Sunday, April 28, 2013

Write Wedding

"You've written your best book since you got married," my wife said. She's write, excused me, she's right. I had feared that my writing output and quality would go down once I tied the knot, but the opposite is true.

We are a few weeks away from our first anniversary. I finished Rattlesnake Wedding, my best book, and wrote a very solid draft of a science fiction book. Not to mention this blog which several thousand of you have already read. I was extremely single the entire time when I wrote my first novel, Rattlesnake Lawyer, and it took ten YEARS to finish. Those weren't a happy ten years.

With the exception of the "writer's room" on a TV sitcom, where people crack themselves up by pitching jokes, writing is a solitary pursuit. Even the only dialogue in the writing process--getting "notes" from an editor --is hardly a social experience. An editor emails you an annotated copy of your book, and you click on accepting the changes. After awhile you forget that a person is asking you to make those changes, and it feels like your own manuscript is nagging at you to stop using the word "I" so much in the same paragraph.
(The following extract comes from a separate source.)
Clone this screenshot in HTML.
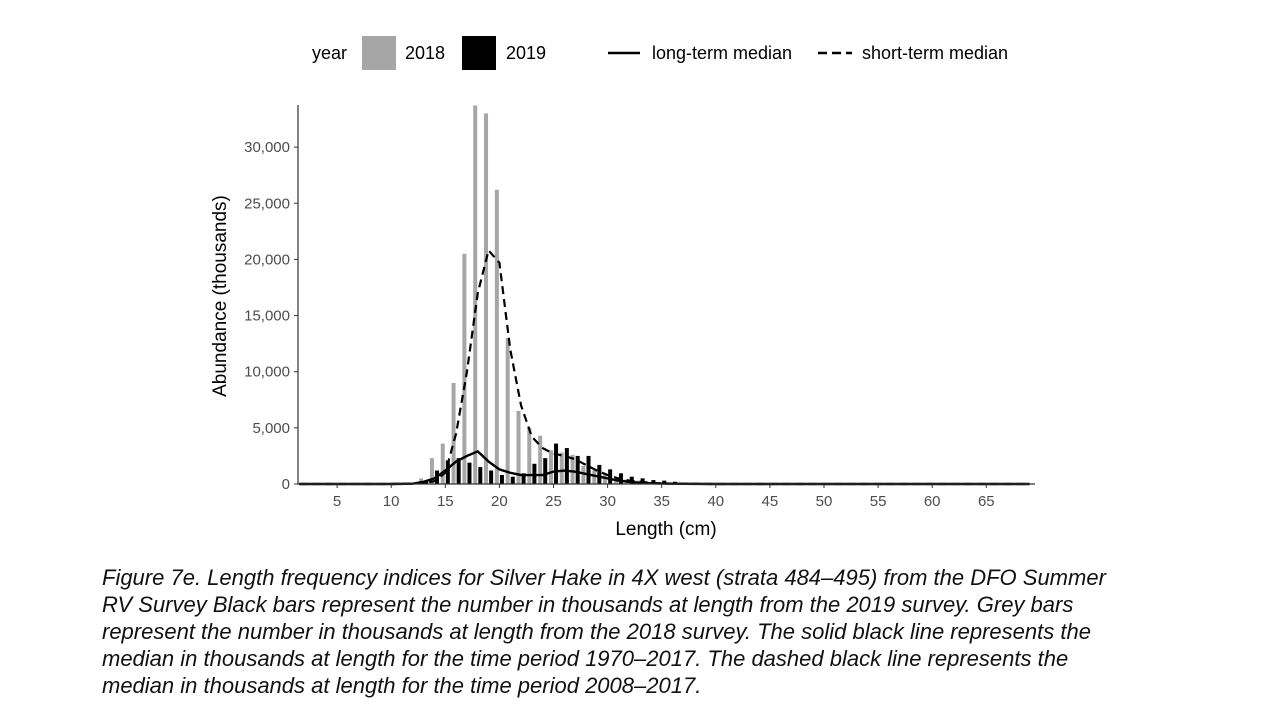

Since I've been married, I still write by myself, but I am not alone. I sip gourmet coffee now as opposed to slamming an energy drink. When I was single, the sound of a passing car would break my train of thought, just think about what the sound of a passing train used to do. Now the sounds of my wife getting ready in the morning actually inspire me to write faster. It's better to get a thousand words out and join someone for breakfast, then get nine hundred words and gobble a power bar.

I do know a few writers who got divorced while writing their books. I won't be one of them.